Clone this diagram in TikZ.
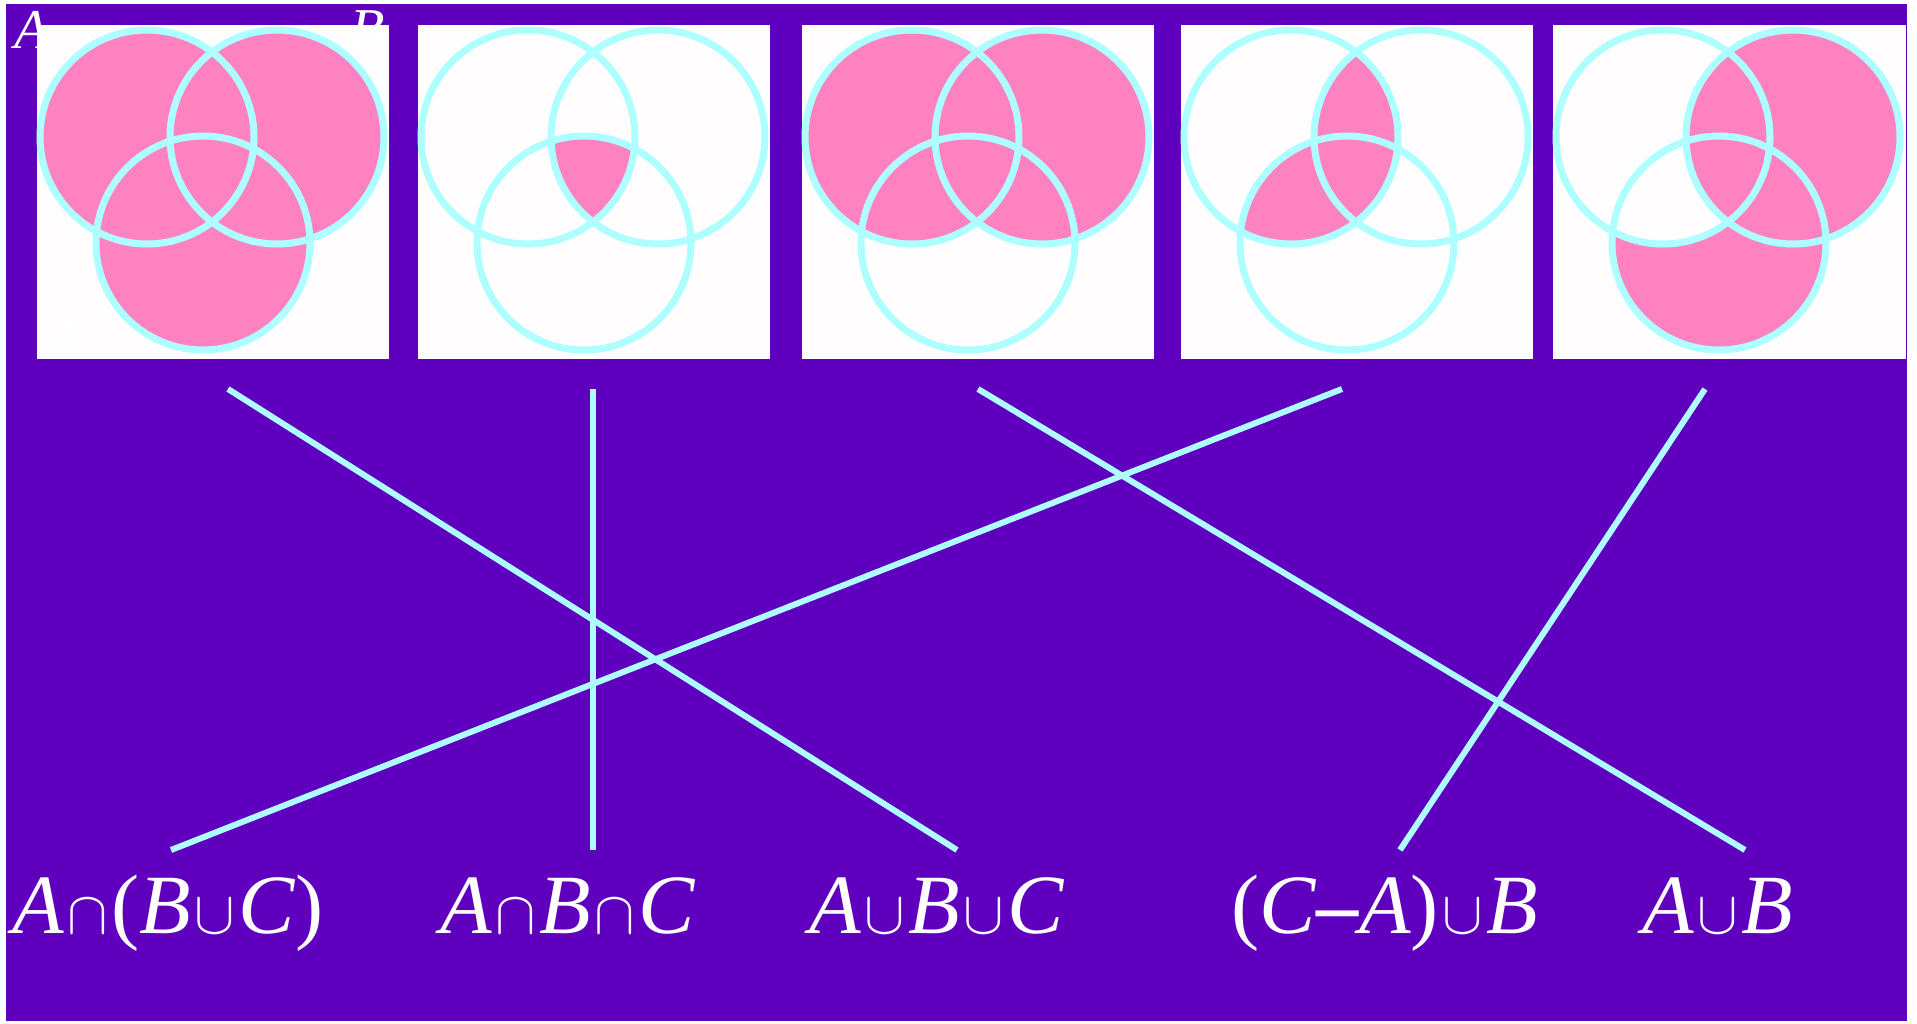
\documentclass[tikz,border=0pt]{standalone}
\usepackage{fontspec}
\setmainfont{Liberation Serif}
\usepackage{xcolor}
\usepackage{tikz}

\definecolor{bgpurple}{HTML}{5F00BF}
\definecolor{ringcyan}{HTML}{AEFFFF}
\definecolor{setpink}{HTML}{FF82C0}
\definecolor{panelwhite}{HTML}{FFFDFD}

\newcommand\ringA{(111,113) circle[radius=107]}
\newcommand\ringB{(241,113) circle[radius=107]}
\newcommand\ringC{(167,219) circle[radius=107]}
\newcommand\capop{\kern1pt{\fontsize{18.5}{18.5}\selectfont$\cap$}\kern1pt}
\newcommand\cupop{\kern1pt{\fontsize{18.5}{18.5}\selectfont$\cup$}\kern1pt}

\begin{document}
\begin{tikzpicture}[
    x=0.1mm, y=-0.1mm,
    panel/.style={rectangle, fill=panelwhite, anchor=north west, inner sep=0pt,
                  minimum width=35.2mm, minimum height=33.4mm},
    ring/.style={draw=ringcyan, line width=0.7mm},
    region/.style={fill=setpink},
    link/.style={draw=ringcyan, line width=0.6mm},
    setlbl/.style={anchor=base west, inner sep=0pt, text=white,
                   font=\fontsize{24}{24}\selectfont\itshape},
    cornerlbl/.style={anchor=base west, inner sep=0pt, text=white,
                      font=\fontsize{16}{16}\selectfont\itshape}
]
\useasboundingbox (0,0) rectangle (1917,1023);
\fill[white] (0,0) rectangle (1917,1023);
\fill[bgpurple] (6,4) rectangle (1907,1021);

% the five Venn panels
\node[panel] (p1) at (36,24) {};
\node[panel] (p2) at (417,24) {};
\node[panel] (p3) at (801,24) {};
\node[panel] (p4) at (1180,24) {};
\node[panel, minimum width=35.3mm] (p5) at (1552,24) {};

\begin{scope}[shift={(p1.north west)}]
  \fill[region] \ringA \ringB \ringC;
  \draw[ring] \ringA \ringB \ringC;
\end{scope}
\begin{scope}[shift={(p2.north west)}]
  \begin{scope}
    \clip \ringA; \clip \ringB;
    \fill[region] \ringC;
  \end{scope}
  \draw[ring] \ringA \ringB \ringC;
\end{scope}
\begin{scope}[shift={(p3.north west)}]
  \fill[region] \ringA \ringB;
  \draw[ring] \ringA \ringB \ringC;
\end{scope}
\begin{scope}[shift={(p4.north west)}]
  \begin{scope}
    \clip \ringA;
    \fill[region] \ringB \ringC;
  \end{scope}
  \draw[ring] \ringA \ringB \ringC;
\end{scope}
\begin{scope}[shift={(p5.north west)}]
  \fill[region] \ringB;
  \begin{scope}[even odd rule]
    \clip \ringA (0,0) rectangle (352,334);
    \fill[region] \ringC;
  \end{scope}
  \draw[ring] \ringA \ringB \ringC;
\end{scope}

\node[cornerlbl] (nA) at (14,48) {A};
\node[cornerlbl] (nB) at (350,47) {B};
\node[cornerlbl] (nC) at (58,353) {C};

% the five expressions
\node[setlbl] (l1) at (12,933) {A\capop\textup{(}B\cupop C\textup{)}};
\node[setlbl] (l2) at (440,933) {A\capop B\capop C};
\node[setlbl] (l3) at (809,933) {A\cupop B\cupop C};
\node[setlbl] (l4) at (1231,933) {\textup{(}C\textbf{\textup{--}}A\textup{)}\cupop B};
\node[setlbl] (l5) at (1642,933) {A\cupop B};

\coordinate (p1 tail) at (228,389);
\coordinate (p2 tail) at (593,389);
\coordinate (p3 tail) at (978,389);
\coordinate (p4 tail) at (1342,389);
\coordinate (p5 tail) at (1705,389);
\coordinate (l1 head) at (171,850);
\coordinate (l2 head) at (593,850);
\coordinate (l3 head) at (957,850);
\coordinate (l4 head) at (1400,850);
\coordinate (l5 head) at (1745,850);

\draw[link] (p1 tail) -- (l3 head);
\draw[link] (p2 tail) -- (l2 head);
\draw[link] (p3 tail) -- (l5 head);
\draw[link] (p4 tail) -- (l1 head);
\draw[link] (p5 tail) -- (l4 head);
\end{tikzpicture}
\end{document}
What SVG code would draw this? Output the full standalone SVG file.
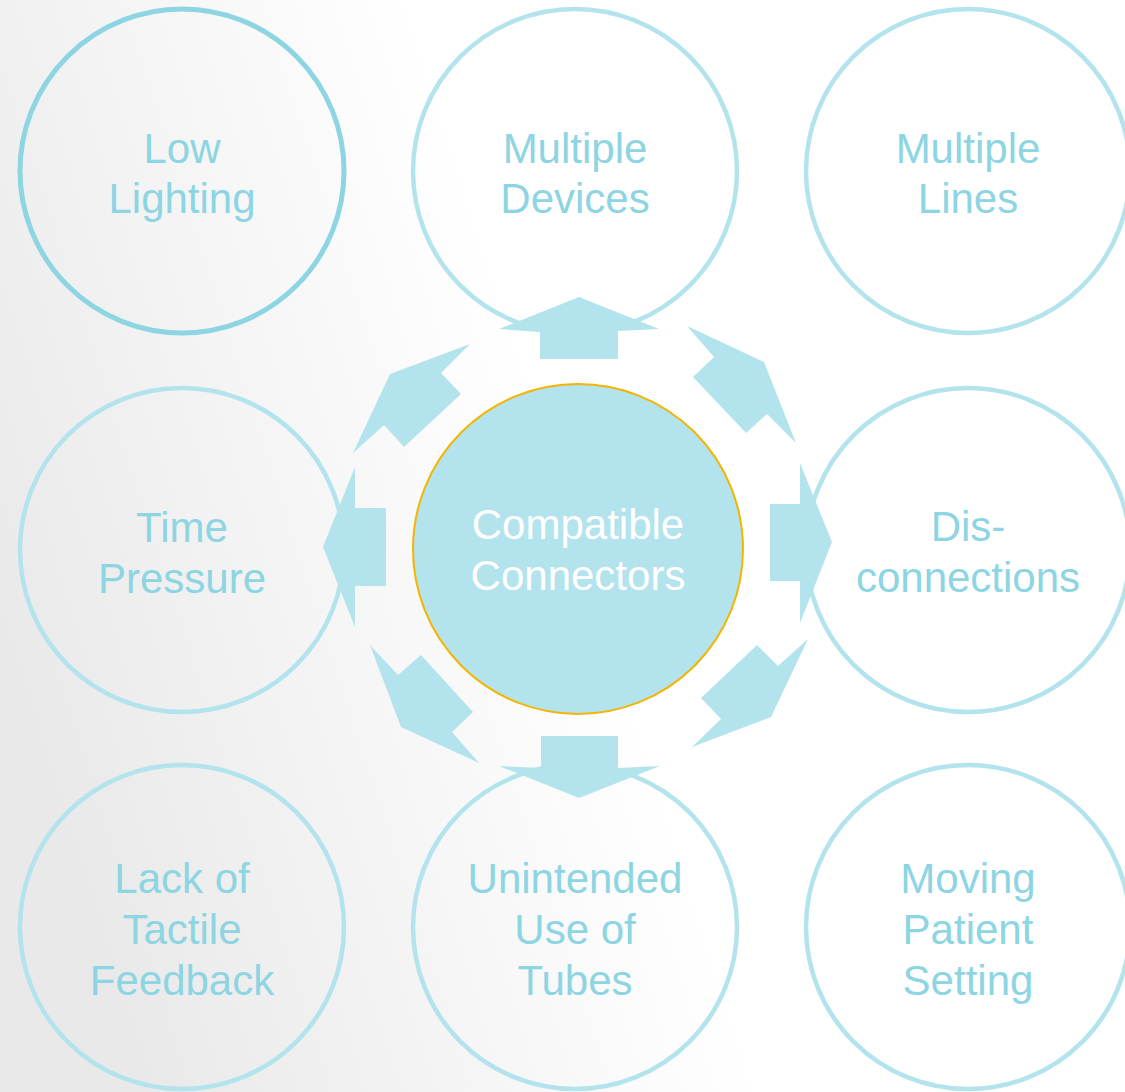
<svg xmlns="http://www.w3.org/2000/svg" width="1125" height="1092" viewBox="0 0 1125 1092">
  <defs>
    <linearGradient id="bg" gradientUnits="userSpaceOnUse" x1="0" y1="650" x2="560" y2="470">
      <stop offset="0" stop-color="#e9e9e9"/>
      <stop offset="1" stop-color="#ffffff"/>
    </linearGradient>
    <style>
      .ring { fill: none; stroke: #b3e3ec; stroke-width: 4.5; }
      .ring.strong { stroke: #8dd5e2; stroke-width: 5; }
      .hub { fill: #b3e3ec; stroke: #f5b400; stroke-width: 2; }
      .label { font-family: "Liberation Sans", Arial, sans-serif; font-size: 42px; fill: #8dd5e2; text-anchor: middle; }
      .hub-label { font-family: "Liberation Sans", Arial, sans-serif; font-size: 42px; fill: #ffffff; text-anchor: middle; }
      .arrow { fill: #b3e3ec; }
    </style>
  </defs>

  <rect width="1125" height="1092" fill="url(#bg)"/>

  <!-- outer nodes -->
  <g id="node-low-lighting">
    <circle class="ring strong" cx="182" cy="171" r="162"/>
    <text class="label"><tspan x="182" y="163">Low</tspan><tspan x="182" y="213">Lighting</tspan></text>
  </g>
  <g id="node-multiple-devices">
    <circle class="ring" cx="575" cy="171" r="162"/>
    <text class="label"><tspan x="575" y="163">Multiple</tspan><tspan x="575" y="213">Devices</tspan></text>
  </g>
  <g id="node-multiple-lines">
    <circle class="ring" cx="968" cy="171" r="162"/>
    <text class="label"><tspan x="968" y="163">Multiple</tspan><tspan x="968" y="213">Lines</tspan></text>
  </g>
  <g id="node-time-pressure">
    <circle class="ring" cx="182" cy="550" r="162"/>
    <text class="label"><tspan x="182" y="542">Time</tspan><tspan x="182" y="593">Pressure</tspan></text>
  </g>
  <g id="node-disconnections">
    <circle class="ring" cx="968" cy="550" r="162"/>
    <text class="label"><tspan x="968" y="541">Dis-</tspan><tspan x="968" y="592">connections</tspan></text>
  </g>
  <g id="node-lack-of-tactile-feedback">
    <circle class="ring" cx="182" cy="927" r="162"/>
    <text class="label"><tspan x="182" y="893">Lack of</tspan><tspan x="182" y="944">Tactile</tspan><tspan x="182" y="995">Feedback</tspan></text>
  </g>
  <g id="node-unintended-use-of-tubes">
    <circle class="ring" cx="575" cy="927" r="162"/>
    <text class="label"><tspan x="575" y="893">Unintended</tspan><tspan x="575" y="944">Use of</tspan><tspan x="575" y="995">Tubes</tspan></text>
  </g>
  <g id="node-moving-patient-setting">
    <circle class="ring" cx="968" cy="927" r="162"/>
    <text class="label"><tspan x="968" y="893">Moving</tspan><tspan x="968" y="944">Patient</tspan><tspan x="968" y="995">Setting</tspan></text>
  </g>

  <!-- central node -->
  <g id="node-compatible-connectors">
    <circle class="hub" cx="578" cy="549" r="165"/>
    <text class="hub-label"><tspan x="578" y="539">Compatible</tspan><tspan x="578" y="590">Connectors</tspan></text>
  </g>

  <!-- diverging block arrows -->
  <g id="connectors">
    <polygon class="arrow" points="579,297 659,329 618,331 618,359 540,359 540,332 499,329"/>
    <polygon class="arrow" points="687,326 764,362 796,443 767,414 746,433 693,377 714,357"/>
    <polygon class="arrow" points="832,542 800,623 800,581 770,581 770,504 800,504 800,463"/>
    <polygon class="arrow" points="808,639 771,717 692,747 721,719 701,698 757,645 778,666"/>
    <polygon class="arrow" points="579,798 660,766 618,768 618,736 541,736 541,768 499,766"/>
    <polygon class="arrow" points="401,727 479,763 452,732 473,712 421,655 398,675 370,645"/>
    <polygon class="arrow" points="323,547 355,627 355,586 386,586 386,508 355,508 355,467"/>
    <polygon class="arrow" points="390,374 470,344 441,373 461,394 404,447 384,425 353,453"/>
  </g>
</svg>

### WHAT TO DO
Using the entries above, tally how many lines have the word "standalone" in them; write the number and nothing more.

### SOLVED PROBLEM
2